Flying the rebel flag in part represents the beliefs of those who created it even if you don't personally feel that way when you fly it. It's a symbol with history. That history comes with it whenever and wherever it is flown.

2. Should the confederate flag be banned?

No, it should not. This becomes a freedom of speech issue. If the government gets into the business of banning speech that many find disagreeable, this takes us into dangerous territory where dissent can easily be silenced. That's why we hold freedom of speech in such high regard even though it means people can still say distasteful and rude things.

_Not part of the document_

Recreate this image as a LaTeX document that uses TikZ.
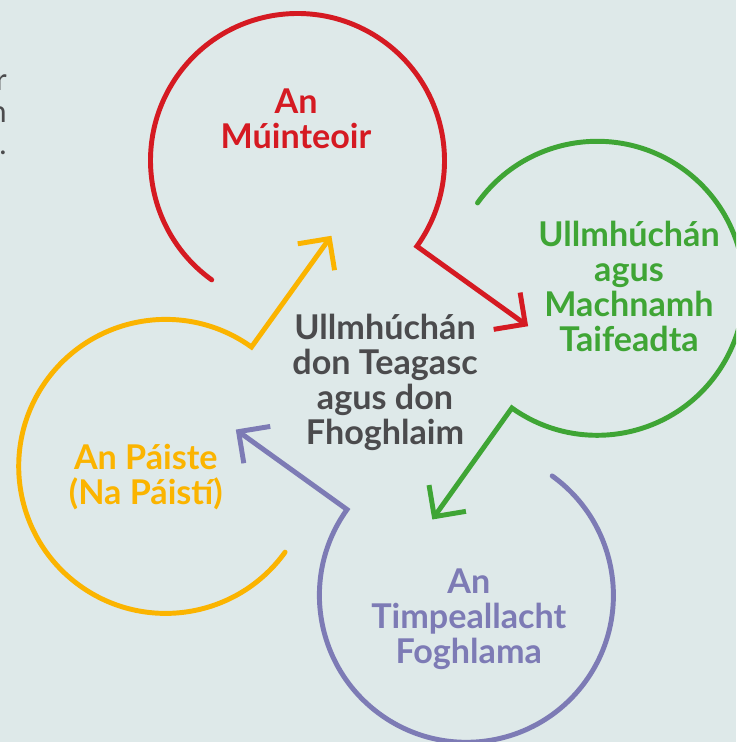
\documentclass[tikz,border=0pt]{standalone}
\usepackage{fontspec}
\setmainfont{Lato}
\usetikzlibrary{arrows.meta}
\definecolor{bgcol}{HTML}{DEE9E9}
\definecolor{munred}{HTML}{D51A22}
\definecolor{ullgreen}{HTML}{3FA535}
\definecolor{paistyellow}{HTML}{FBB400}
\definecolor{timpurple}{HTML}{7D7BB5}
\definecolor{centgray}{HTML}{4B4B4D}
\tikzset{
	ringline/.style={line width=3.7pt, line cap=round, line join=miter, -{Straight Barb[length=17pt,width=34pt]}},
	ringtext/.style={font=\fontsize{25.6}{26.3}\selectfont\bfseries, align=center, anchor=base, inner sep=0pt},
	sidetext/.style={font=\fontsize{23}{24}\selectfont, text=centgray, align=right, anchor=base east, inner sep=0pt}
}
\begin{document}
\begin{tikzpicture}[x=0.75pt,y=0.75pt]
	\useasboundingbox (0,0) rectangle (736,742);
	\fill[bgcol] (0,0) rectangle (736,742);
	\clip (0,0) rectangle (736,742);
	% centres of the four rings
	\coordinate (teacher) at (297.5,581.5);
	\coordinate (reflect) at (597.2,453.7);
	\coordinate (environ) at (466.4,146.7);
	\coordinate (child) at (165.7,275.6);
	% arrow tips
	\path (teacher) ++(-35.7:284) coordinate (teachertip);
	\path (reflect) ++(-125.5:284) coordinate (reflecttip);
	\path (environ) ++(144.3:284) coordinate (environtip);
	\path (child) ++(54.3:284) coordinate (childtip);
	
	\draw[ringline,munred] (teacher) ++(234.3:147) arc[start angle=234.3, end angle=-35.7, radius=147] -- (teachertip);
	\draw[ringline,ullgreen] (reflect) ++(144.5:147) arc[start angle=144.5, end angle=-125.5, radius=147] -- (reflecttip);
	\draw[ringline,timpurple] (environ) ++(54.3:147) arc[start angle=54.3, end angle=-215.7, radius=147] -- (environtip);
	\draw[ringline,paistyellow] (child) ++(-35.7:147) arc[start angle=-35.7, end angle=-305.7, radius=147] -- (childtip);
	
	% base of a node sits on its last line
	\node[ringtext,munred] (teachertext) at (296,593) {An\\Múinteoir};
	\node[ringtext,ullgreen] (reflecttext) at (629,390.3) {Ullmhúchán\\agus\\Machnamh\\Taifeadta};
	\node[ringtext,timpurple] (environtext) at (468.8,78.7) {An\\Timpeallacht\\Foghlama};
	\node[ringtext,paistyellow] (childtext) at (145.8,237) {An Páiste\\(Na Páistí)};
	\node[ringtext,centgray] (centretext) at (385,297) {Ullmhúchán\\don Teagasc\\agus don\\Fhoghlaim};
	
	\node[sidetext] (sidenote) at (7,587.7) {r\\n\\l.};
\end{tikzpicture}
\end{document}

[–] culofiesta ago  (edited ago)

I lived in the South for eleven years and, after moving from New England as a child, I was shocked to hear the incorrect history my teacher taught. An example of this is my history teacher in 1988 tried to teach me that writing left handed was evil. She also said the Union army fired the first shot, which is blatantly untrue. That is why you think the war was fought over money. That is like saying heart disease is caused by Twinkies, not the clogged arteries they bring.

Fighting over money is a way to avoid saying it was fought over slavery. The South based its entire economy on slavery. Take that away and they collapse and can't support themselves. So, yes, it is about money- the money they lost because they can't force slaves to make money for them.

It should be banned because the Confederacy is an enemy and was a terrorist nation. That they are remembered with honor in the South should really frighten people the same way Germans get upset when Nazi factions were to begin weaseling their way into the government there.

Another way to look at it is many people alive today have ancestors that were kept in chains and enslaved by the Confederacy. That happened and can't be discounted. The fact that the flags still fly over many of the Southern states is an insult and a form of oppression, reminding them of their ancestors enslavement.